John Cena is gross at kissing

Worst: #AJAll

1. Big ups to Teagan and Sara for getting a song on Raw, even if it’s their “Liz Phair in the twilight of her career/Why Can’t I?” desperation pop hit.

2. Derrick Bateman and Kaitlyn were robbed.

3. I miss the shit out of Maxine.

4. I’ve read a lot of stuff online about how this award and segment (and everything involved with it) is to encourage the Hoeski-style slut-shaming of AJ. As the guy online who kinda-sorta conducts that train, yeah, I can see where you’re coming from, but this segment didn’t set off any alarms for me. It helped continue AJ’s weird psychological war with Vickie, eased her back into the Crazy = Violent AJ we loved (instead of Crazy = Emotional GM and post-GM AJ) and set up the final segment of the night. If anything, it was a nice way to recap her character arc in 2012, and yes, to continue a theme, the DANIEL IS A GREAT LOVER stuff made me miss the good old days, when YES chants still meant YES.

Never forget.

Worst: The Great Khali Versus David Otunga Is Seriously A Match We’re Having

You don’t want me to share a video of this, do you? This was so bad, the WWE Fan Nation video didn’t even bother to spell it correctly:

The Great Khali vs. David Ontunga: Raw, Dec. 17, 2012

The highlight of the match was probably JBL making Darwinism jokes about The Great Khali and Jerry Lawler getting SUPER EXCITED to jump in and talk about knuckle dragging. You know, during a match between two people of color. Anything can happen in the WWE!

Natalya Great Khali

Worst: Natalya, Jack Of All Trades

If you were upset by the video of AJ kissing a bunch of dudes, consider that those people were Daniel Bryan, CM Punk, Kane, John Cena and Dolph Ziggler. If you want to know how bad it COULD’VE been, please think about poor Natalya, whose calendar year(s) involved 1) being a part of a team of tough girls who were just jealous of the pretty blonde and could not stop losing to roll-ups in under a minute, 2) begging Mr. McMahon to talk about the Hart Foundation backstage, only to have him walk away making dismissive wanking motions with his eyes, 3) being the girl who farts, and 4) being the “girlfriend” of the sideshow wrestlers, because when Vince thinks of wacky freaks his list goes “Khali, Hornswoggle, Nattie Neidhart.”
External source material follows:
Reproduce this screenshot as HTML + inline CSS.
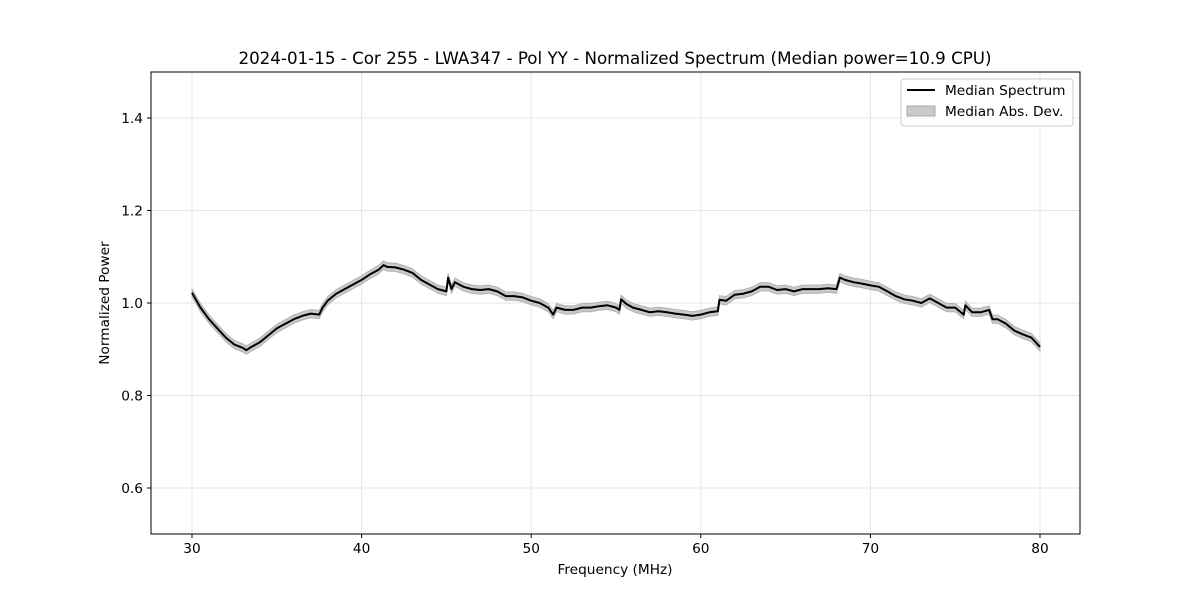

Just remember, if you are concerned about a woman on WWE television being slut-shamed, it could be worse — they could just be shamed non-stop for no reason. She is World Wrestling Entertainment’s Jerry Gergich, and I will never understand it.

Also, because I am an asshole, when she started dancing I thought she was going for The Cobra.